If film is the most collaborative of arts (which surely it is) then the process itself is hardly ever given the recognition it deserves. In the parallel world of creativity where ego strides alongside talent, the very act of “letting go” must be viewed as a minor miracle. Surely there are few disciplines that would allow the creator to hand over their vision to so many others to interpret and ultimately filter through their own respective lenses (I discount conceptual artists here who predominately have a single idea or vision for each artwork). In times gone by when collectivity seemed to be a right of passage for most great artists, it was not only accepted as a legitimate platform, but was deemed essential for the development of their own individual progress. It seemed that every other week a group would be formed (often by merely creating a manifesto) in which inter-disciplinary perspectives were pursued with often refreshingly original, if not startling results.
In making a film about an artist, and a musical to boot, I was fully aware of this tradition and its legacy that I would be drawing on for inspiration and support. And what more perfect a vehicle to celebrate this act of collectivity with than a musical where drama, photography, design, music, dance and painting all stand together – separate and yet indispensable to each other and to the project as a whole.
But within this acknowledgement of the collective process there were further debts to be honoured – specifically the role of women in the arts. One example would become the costumes worn by the dancers. A salute to the Ballet Russes’ but in particular to Natalia Goncharova who stood alongside Picasso, Leger, and Bakst in creating startling costumes to delight (and horrify) their audiences.
At times the references may seem obscure or even impenetrable – I refer in particular to the “No more masterpieces” canvas in our film which is an oblique reference to the events of May 1968 in Paris where an unknown person entered the Louvre and painted this slogan on one of their hanging collection. However film is about creating its own world on the screen for a given period of time – and within this world the filmmaker has the duty to control where ever possible what is seen and what is heard. If an individual reference is not understood, it does not matter – what matters is that it contributes to creating a whole – a set of clues that condense into its own reality, so you are left in the belief that this was the only possible way you could think of experiencing this story. As a witness you have become a co-conspirator to this separate vision, this alternative view. Each reference (even if it doesn’t make sense on its own) contributes to creating this. My goal as a filmmaker, a maker of this fiction, is your suspension of disbelief. I must capture you through arresting characters, beautiful images and wonderful sounds. Is there anything less like our everyday lives than a musical? Is there anything more satisfy than surrendering yourself, if only momentarily, to a work of art?
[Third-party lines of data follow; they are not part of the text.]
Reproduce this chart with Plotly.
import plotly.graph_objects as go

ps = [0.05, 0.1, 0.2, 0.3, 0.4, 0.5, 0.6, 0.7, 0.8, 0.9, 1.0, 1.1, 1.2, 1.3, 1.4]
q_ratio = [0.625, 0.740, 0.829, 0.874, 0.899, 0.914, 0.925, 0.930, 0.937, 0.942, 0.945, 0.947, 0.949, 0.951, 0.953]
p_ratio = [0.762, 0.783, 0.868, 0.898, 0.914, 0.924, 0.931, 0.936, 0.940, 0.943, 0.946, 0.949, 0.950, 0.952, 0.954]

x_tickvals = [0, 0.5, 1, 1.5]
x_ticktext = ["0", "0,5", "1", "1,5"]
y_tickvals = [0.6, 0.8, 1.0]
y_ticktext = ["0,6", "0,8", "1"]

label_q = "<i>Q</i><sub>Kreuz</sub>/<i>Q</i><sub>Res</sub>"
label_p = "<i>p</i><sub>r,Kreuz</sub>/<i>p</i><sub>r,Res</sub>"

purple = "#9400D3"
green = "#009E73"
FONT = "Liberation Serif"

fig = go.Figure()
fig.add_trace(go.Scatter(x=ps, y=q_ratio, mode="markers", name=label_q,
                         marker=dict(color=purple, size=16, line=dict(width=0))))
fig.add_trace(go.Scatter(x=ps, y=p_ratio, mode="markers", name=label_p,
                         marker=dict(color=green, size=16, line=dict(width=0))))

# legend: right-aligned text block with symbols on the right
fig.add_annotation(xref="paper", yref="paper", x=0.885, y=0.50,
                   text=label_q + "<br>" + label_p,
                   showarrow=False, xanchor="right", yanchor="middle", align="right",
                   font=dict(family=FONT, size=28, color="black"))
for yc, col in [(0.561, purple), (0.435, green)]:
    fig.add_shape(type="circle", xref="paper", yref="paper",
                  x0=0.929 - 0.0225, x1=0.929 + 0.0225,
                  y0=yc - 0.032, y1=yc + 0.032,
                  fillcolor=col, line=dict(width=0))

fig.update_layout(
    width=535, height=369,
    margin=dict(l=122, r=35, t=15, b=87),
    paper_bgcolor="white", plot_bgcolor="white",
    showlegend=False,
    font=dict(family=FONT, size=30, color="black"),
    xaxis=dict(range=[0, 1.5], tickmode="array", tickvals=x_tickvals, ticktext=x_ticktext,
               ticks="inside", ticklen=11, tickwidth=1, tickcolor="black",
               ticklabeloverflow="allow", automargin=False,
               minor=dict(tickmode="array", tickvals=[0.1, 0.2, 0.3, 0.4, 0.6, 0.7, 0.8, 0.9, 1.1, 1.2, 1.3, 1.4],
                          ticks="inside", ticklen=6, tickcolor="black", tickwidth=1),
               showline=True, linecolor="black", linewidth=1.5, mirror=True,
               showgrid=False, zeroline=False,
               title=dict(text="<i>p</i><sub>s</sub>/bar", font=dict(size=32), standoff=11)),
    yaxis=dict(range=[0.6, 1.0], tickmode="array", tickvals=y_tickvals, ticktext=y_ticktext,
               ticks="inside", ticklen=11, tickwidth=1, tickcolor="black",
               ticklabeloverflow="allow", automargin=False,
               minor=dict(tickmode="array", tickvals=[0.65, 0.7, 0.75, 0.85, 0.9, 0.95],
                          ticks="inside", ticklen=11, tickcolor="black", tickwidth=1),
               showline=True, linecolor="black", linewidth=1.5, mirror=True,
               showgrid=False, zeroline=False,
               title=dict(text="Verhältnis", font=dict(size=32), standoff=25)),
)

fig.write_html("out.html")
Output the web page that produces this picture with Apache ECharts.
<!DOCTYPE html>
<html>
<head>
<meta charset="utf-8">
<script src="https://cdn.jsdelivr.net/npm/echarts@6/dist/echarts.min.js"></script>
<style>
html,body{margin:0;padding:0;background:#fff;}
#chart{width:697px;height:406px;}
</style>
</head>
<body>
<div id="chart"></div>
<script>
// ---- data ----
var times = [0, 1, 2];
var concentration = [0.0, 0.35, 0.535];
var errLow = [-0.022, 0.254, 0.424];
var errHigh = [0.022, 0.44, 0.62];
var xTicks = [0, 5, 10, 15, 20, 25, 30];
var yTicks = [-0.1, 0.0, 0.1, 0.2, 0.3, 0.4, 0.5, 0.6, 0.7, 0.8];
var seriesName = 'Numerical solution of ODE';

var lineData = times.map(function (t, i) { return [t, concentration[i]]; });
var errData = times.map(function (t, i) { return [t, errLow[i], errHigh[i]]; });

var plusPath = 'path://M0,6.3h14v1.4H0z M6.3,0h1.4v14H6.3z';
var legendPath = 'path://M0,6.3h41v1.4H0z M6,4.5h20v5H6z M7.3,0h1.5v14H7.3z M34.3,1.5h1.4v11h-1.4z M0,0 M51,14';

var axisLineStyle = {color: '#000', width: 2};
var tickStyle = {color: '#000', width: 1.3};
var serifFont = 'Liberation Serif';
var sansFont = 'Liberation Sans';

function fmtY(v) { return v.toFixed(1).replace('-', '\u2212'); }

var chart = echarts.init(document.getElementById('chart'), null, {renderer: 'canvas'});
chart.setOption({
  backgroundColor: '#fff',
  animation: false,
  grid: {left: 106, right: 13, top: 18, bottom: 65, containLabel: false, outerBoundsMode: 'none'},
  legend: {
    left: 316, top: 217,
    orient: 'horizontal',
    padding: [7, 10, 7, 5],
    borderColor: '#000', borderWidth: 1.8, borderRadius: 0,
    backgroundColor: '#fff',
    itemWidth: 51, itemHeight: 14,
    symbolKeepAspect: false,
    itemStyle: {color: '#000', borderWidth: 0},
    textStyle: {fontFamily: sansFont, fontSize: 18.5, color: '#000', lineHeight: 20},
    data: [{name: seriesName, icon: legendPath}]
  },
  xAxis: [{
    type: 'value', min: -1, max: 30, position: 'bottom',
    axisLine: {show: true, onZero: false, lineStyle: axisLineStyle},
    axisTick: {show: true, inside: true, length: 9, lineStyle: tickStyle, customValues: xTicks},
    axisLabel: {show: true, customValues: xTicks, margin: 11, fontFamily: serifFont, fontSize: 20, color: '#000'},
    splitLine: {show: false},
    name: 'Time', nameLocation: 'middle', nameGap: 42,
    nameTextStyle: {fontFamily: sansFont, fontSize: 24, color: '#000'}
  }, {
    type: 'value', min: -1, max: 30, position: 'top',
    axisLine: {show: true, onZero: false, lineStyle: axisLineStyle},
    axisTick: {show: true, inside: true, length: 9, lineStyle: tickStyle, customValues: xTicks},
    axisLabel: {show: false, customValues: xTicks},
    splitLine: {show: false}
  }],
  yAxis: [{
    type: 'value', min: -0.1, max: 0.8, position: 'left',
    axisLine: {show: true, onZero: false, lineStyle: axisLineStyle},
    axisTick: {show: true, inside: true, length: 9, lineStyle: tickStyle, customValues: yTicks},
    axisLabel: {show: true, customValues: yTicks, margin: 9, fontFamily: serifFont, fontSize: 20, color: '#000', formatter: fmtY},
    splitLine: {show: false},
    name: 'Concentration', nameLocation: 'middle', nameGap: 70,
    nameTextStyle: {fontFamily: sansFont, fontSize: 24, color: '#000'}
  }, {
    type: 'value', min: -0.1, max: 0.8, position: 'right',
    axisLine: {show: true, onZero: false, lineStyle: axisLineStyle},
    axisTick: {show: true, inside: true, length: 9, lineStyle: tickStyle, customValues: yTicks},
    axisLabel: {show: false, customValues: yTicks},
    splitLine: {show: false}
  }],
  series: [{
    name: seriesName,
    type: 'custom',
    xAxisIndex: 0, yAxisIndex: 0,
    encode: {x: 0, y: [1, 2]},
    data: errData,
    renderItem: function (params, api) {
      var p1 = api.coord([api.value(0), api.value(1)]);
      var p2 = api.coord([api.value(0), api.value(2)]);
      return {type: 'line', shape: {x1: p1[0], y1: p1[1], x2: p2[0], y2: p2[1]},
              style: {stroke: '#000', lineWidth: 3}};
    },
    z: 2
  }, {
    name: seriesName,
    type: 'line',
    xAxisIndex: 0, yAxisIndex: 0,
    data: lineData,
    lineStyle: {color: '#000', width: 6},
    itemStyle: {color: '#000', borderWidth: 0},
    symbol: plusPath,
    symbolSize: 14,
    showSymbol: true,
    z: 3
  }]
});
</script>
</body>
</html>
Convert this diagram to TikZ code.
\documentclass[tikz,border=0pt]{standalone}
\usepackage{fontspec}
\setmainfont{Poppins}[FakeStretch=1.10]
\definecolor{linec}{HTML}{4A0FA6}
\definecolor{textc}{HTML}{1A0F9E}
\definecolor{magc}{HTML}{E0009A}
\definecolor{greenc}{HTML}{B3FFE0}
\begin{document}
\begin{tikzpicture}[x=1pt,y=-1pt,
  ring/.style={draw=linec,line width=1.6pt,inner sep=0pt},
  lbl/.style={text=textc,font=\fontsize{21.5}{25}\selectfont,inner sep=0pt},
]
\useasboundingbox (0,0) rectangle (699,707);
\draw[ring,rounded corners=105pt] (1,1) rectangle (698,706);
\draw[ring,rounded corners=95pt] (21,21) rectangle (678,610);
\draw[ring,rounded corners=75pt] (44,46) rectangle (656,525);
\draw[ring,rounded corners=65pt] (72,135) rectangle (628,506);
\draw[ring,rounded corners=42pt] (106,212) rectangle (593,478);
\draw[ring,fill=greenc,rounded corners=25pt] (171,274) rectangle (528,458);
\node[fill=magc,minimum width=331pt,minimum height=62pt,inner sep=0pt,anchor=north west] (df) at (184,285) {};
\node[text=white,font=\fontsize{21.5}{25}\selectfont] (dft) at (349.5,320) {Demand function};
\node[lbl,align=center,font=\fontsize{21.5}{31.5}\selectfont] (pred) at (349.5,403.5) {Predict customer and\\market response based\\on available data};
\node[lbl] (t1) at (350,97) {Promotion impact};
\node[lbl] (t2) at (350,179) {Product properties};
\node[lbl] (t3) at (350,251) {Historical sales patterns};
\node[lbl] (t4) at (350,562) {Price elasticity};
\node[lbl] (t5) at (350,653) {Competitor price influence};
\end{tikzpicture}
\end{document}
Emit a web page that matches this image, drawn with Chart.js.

To marshal all the creative minds towards a single purpose is a minor miracle in itself. No matter how strong the vision, if any of the talents become wayward then the whole could be compromised. And that is another of the unreported virtues of the filmic practitioners – their enormous discipline. I am not suggesting for a moment that all involved in film creation are unsung heroes – no there are collaborations that might seem less than fruitful – however if only the very fact of learning how to let go makes you stronger (because you must first understand what it is you want before you can delegate to others) then this alone must surely be worth all the compromise that inevitably comes with any creative process (not just film!). I hope the very act of collaboration makes one less egocentric and more equitable. I like to think the “No more masterpieces” slogan is a very positive perspective on a world driven by hyperbole and cash.